--- start DATASET CONTENT ---

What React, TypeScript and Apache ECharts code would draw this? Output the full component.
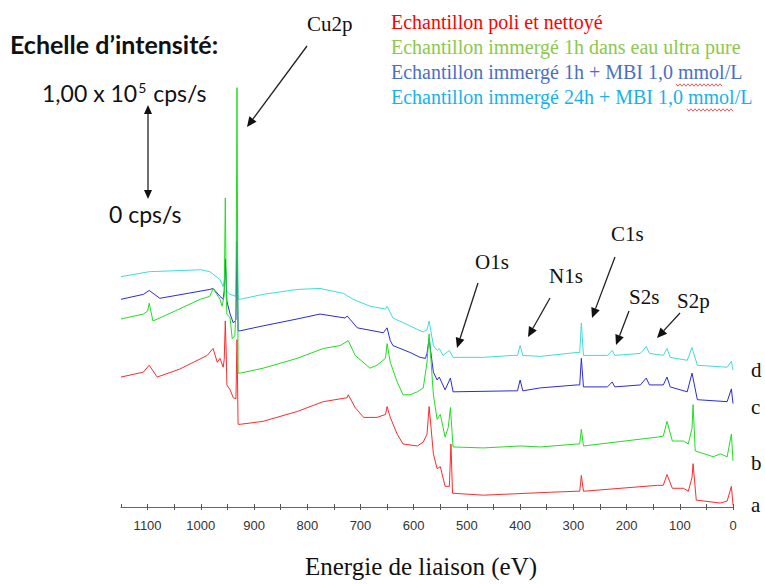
import React, { useEffect, useRef } from "react";
import * as echarts from "echarts";

// Binding energy (eV) vs intensity (arbitrary offset units)
const seriesNames = [
  "Echantillon poli et nettoyé",
  "Echantillon immergé 1h dans eau ultra pure",
  "Echantillon immergé 1h + MBI 1,0 mmol/L",
  "Echantillon immergé 24h + MBI 1,0 mmol/L",
];
const seriesColors = ["#ff2a2a", "#22dd22", "#2b2bdd", "#3fdcdc"];
const legendColors = ["#ff0000", "#8cc84b", "#4a6fc4", "#16b2ee"];
const curveLetters = ["a", "b", "c", "d"];

const curveA: [number, number][] = [
  [1150, 132], [1108, 137], [1097, 144], [1082, 132], [1040, 140], [988, 154], [977, 161], [969, 147],
  [964, 151], [958, 142], [956, 150], [954, 189], [952, 150], [951, 124], [945, 119], [939, 111],
  [934, 110], [932, 170], [930, 84], [926, 84], [883, 87], [819, 97], [770, 107], [725, 111],
  [723, 114], [710, 101], [694, 91], [669, 91], [653, 94], [650, 102], [644, 91], [631, 74],
  [620, 64], [593, 62], [582, 66], [575, 74], [571, 102], [563, 54], [556, 39], [550, 41],
  [541, 21], [533, 21], [530, 64], [527, 14], [469, 12], [343, 15], [293, 16], [288, 16],
  [285, 32], [281, 16], [142, 22], [131, 22], [124, 33], [114, 19], [93, 19], [84, 16],
  [77, 30], [75, 44], [69, 7], [24, 4], [11, 6], [3, 21], [0, 2],
];
const curveB: [number, number][] = [
  [1150, 191], [1108, 196], [1100, 199], [1097, 207], [1090, 189], [1077, 192], [1001, 211],
  [983, 214], [977, 222], [964, 211], [960, 204], [956, 215], [954, 314], [952, 210], [951, 196],
  [945, 192], [941, 171], [936, 174], [934, 200], [932, 426], [930, 136], [926, 136], [883, 141],
  [819, 151], [770, 161], [738, 164], [723, 169], [710, 154], [682, 141], [669, 144], [653, 151],
  [650, 166], [644, 147], [631, 127], [620, 114], [607, 114], [593, 117], [582, 121], [575, 147],
  [571, 176], [563, 114], [556, 89], [550, 94], [541, 71], [535, 81], [531, 101], [526, 61],
  [469, 60], [400, 62], [362, 61], [293, 64], [288, 64], [285, 79], [281, 62], [142, 71],
  [131, 72], [124, 87], [114, 67], [93, 67], [84, 64], [77, 80], [75, 104], [71, 57], [37, 51],
  [24, 54], [11, 51], [3, 74], [0, 47],
];
const curveC: [number, number][] = [
  [1150, 211], [1108, 216], [1097, 220], [1077, 212], [983, 221], [977, 222], [964, 214],
  [958, 211], [956, 220], [954, 252], [952, 225], [951, 209], [945, 196], [939, 187], [934, 190],
  [932, 270], [930, 179], [926, 179], [883, 184], [819, 191], [776, 196], [729, 192], [725, 194],
  [706, 182], [657, 177], [650, 182], [644, 169], [639, 164], [607, 157], [588, 152], [578, 151],
  [575, 156], [571, 171], [563, 137], [556, 129], [552, 132], [541, 119], [531, 131], [526, 117],
  [413, 118], [405, 118], [400, 129], [395, 118], [362, 121], [293, 124], [288, 124], [285, 151],
  [281, 122], [236, 122], [227, 127], [222, 122], [174, 124], [163, 131], [157, 124], [131, 124],
  [124, 132], [118, 122], [86, 117], [77, 136], [67, 109], [11, 107], [3, 120], [0, 105],
];
const curveD: [number, number][] = [
  [1150, 234], [1097, 239], [1000, 241], [983, 239], [964, 231], [958, 224], [956, 230],
  [954, 249], [952, 226], [951, 219], [945, 216], [934, 214], [932, 300], [930, 211], [926, 211],
  [883, 216], [819, 221], [776, 222], [732, 217], [714, 211], [682, 204], [653, 201], [650, 204],
  [639, 192], [607, 184], [588, 179], [582, 178], [575, 180], [571, 189], [563, 164], [556, 159],
  [552, 161], [545, 154], [533, 159], [526, 152], [469, 152], [413, 154], [405, 154], [400, 164],
  [395, 154], [362, 153], [293, 157], [288, 157], [285, 187], [281, 154], [236, 154], [227, 159],
  [222, 154], [174, 156], [163, 163], [157, 156], [131, 154], [124, 161], [118, 152], [86, 149],
  [77, 162], [67, 144], [11, 142], [3, 148], [0, 139],
];
const curves = [curveA, curveB, curveC, curveD];
const drawOrder = [0, 3, 2, 1];

const xMin = 0;
const xMax = 1150;
const xTickStep = 50;
const xLabelStep = 100;

// Peak annotations: label, label position, arrow start, arrow tip
const peakLabels = [
  { text: "Cu2p", x: 307, y: 24, from: [307, 46], to: [247, 127] },
  { text: "O1s", x: 475, y: 262, from: [478, 283], to: [457, 348] },
  { text: "N1s", x: 549, y: 276, from: [550, 298], to: [528, 337] },
  { text: "C1s", x: 611, y: 234, from: [615, 257], to: [592, 318] },
  { text: "S2s", x: 629, y: 297, from: [629, 311], to: [616, 345] },
  { text: "S2p", x: 677, y: 301, from: [680, 313], to: [657, 338] },
];
const letterY = [505, 463, 407, 370];

function arrowHead(x1: number, y1: number, x2: number, y2: number, len = 10, half = 4.5) {
  const dx = x2 - x1, dy = y2 - y1;
  const d = Math.sqrt(dx * dx + dy * dy);
  const ux = dx / d, uy = dy / d;
  const bx = x2 - ux * len, by = y2 - uy * len;
  return {
    base: [bx, by],
    poly: [[x2, y2], [bx - uy * half, by + ux * half], [bx + uy * half, by - ux * half]],
  };
}

function arrowElems(x1: number, y1: number, x2: number, y2: number) {
  const h = arrowHead(x1, y1, x2, y2);
  return [
    { type: "line", shape: { x1, y1, x2: h.base[0], y2: h.base[1] }, style: { stroke: "#222", lineWidth: 1.3 } },
    { type: "polygon", shape: { points: h.poly }, style: { fill: "#111" } },
  ];
}

function squiggle(x0: number, x1: number, y: number) {
  const pts: number[][] = [];
  let up = true;
  for (let x = x0; x <= x1; x += 2) {
    pts.push([x, up ? y - 1.2 : y + 1.2]);
    up = !up;
  }
  return { type: "polyline", shape: { points: pts }, style: { stroke: "#e03030", lineWidth: 0.8, fill: null } };
}

export default function App() {
  const ref = useRef<HTMLDivElement>(null);
  useEffect(() => {
    if (!ref.current) return;
    const chart = echarts.init(ref.current, undefined, { renderer: "svg" });
    const graphic: any[] = [];
    graphic.push({
      type: "text", x: 10, y: 44,
      style: { text: "Echelle d’intensité:", font: "bold 25px Lato", fill: "#111", textVerticalAlign: "middle" },
    });
    graphic.push({
      type: "text", x: 42, y: 93,
      style: {
        text: "{n|1,00 x 10}{s|5}{n| cps/s}",
        textVerticalAlign: "middle",
        rich: {
          n: { font: "23px Lato", fill: "#111" },
          s: { font: "14px Lato", fill: "#111", padding: [0, 1, 11, 1] },
        },
      },
    });
    graphic.push({
      type: "text", x: 109, y: 214,
      style: { text: "0 cps/s", font: "23px Lato", fill: "#111", textVerticalAlign: "middle" },
    });
    // double arrow of the intensity scale
    const up = arrowHead(148, 150, 148, 105, 9, 4);
    const dn = arrowHead(148, 150, 148, 199, 9, 4);
    graphic.push({ type: "line", shape: { x1: 148, y1: up.base[1], x2: 148, y2: dn.base[1] }, style: { stroke: "#222", lineWidth: 1.3 } });
    graphic.push({ type: "polygon", shape: { points: up.poly }, style: { fill: "#111" } });
    graphic.push({ type: "polygon", shape: { points: dn.poly }, style: { fill: "#111" } });

    peakLabels.forEach((p) => {
      graphic.push({
        type: "text", x: p.x, y: p.y,
        style: { text: p.text, font: "21px 'Liberation Serif'", fill: "#111", textVerticalAlign: "middle" },
      });
      arrowElems(p.from[0], p.from[1], p.to[0], p.to[1]).forEach((e) => graphic.push(e));
    });
    curveLetters.forEach((l, i) => {
      graphic.push({
        type: "text", x: 751, y: letterY[i],
        style: { text: l, font: "21px 'Liberation Serif'", fill: "#111", textVerticalAlign: "middle" },
      });
    });
    graphic.push(squiggle(676, 722, 85));
    graphic.push(squiggle(687, 733, 110));

    const xAxisBase = {
      type: "value",
      inverse: true,
      min: xMin,
      max: xMax,
      interval: xTickStep,
      splitLine: { show: false },
    };

    chart.setOption({
      animation: false,
      backgroundColor: "#ffffff",
      grid: { left: 121, right: 32, top: 64, bottom: 70 },
      legend: {
        orient: "vertical",
        left: 386,
        top: 12,
        padding: 0,
        icon: "none",
        itemWidth: 0,
        itemHeight: 20,
        itemGap: 5,
        selectedMode: false,
        data: seriesNames.map((n, i) => ({
          name: n,
          textStyle: { color: legendColors[i] },
        })),
        textStyle: { fontFamily: "Liberation Serif", fontSize: 20, lineHeight: 20 },
      },
      xAxis: [
        {
          ...xAxisBase,
          name: "Energie de liaison (eV)",
          nameLocation: "middle",
          nameGap: 47,
          nameTextStyle: { fontFamily: "Liberation Serif", fontSize: 25, color: "#111", padding: [0, 12, 0, 0] },
          axisLine: { show: true, lineStyle: { color: "#666", width: 1.2 } },
          axisTick: { show: true, length: 3, lineStyle: { color: "#555" } },
          axisLabel: {
            margin: 12,
            fontFamily: "Liberation Sans",
            fontSize: 13,
            color: "#333",
            showMaxLabel: false,
            formatter: (v: number) => (v % xLabelStep === 0 && v <= 1100 ? String(v) : ""),
          },
        },
        {
          ...xAxisBase,
          position: "bottom",
          axisLine: { show: false },
          axisTick: { show: true, inside: true, length: 3, lineStyle: { color: "#555" } },
          axisLabel: { show: false },
        },
      ],
      yAxis: { type: "value", min: 0, max: 450, show: false },
      series: drawOrder.map((i) => ({
        name: seriesNames[i],
        type: "line",
        data: curves[i],
        showSymbol: false,
        symbol: "none",
        lineStyle: { color: seriesColors[i], width: 1 },
        itemStyle: { color: seriesColors[i] },
        z: 2,
      })),
      graphic,
    });
    return () => chart.dispose();
  }, []);
  return <div ref={ref} style={{ position: "fixed", left: 0, top: 0, width: 765, height: 584 }} />;
}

--- end DATASET CONTENT ---

**OBJECTIVE**
Write out each line of the listing above, exactly, from its first line to the line holding "import * as", inclusive. Skip the pictures.

**EXPECTED OUTPUT**
What React, TypeScript and Apache ECharts code would draw this? Output the full component.
import React, { useEffect, useRef } from "react";
import * as echarts from "echarts";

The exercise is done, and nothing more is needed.